His deeply inflammatory world-view involves that all-white “ethno state” perhaps outside the U.S., he says, where races are segregated. He claims there would be no forced deportations, though says it could result in a violent race war.
“I think the current paradigm we’re living under is going to lead to blood and tears,” Spencer said. “I don't know exactly what is going to happen but yes I do think that there is going to be a major crack up… predominantly on racial lines.”
You might ask why devote so much attention to what many consider a fringe hate group? It was Louis Brandeis a century ago who famously wrote “Publicity is justly commended as a remedy for social and industrial diseases. Sunlight is said to be the best of disinfectants.”
“[Spencer] is the head of the alt right … and quite frankly Mr. Trump ran a racially divisive campaign, so I think the media has an obligation to cover Richard Spencer,” said Southern Poverty Law Center’s President Richard Cohen.
Spencer’s organization, the National Policy Institute, is listed as a hate group by the SPLC for promoting far-right, white-nationalist views.
“The term alt-right is really nothing more than a re-branding of white supremacy for the digital age,” said Cohen. “I don’t think anybody should be fooled by what it is at its core and that is white supremacy.”
The Texas A&M campus held a diverse yet unified presence of thousands of people demonstrating their opposition to his views by attending competing events: a rowdy protest, a silent protest and a concert at the football stadium next door celebrating diversity.
Texas A&M, in keeping with Justice Brandeis’ prescription, decided not to ban him, citing freedom of speech. The university had not invited Spencer to speak on Tuesday, but a room was booked on campus by a former student.
University President Michael Young spoke at the Aggie’s football stadium unity rally and said, “I believe we live in a world where differences actually makes us stronger.”
Rather than keep quiet about Spencer’s visit, the university managed to turn it into a teachable moment -- allowing Spencer’s freedom of speech, while supporting protesters' freedoms of expression as well.
While Spencer is undeterred by the protests, his Nazi saluting followers were notably absent. In the end, the overwhelming majority of the few hundred people who did show up to hear him speak were there in protest.
Tensions erupted during Spencer’s speech several times. He fat-shamed a female protester dressed as a clown for effect and spewed insults at a man who stood patiently in line to ask a question, even before he had a chance to ask his question.
“You’re a coward. You can’t beat the ---- out of anything,” he said. “You need to go to the gym."
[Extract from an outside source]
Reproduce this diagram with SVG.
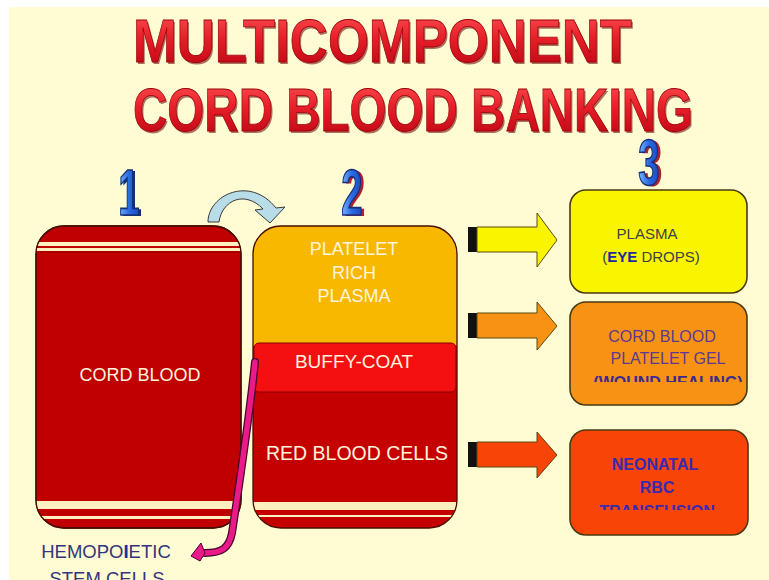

His tone reminded me of an exchange Spencer and I had during our long conversation when he laughingly dismissed values like compassion, diversity, even freedom as “weak” or “lame.” I pointed out that these are bedrock principles of our country, “diversity, inclusion, Lady Liberty bring us your huddled masses."
“I would keep Lady Liberty. I think that’s a beautiful statue," he said, laughing. "I would tear down that stupid horrible poem about 'Send us your worst! Send us your ugliest, your stupidest. Let them wash up on our shores!'"
Tensions ran high just outside as Spencer spoke, police in riot gear wound up pushing people out of the building where he was talking.
But in the end, it was the anti-hate folks who showed up at the Kyle Stadium -- including a multi-cultural group of students and anti-hate groups – that sent a far more powerful message of tolerance and diversity to drown out what they considered the repugnant and unwelcome din next door.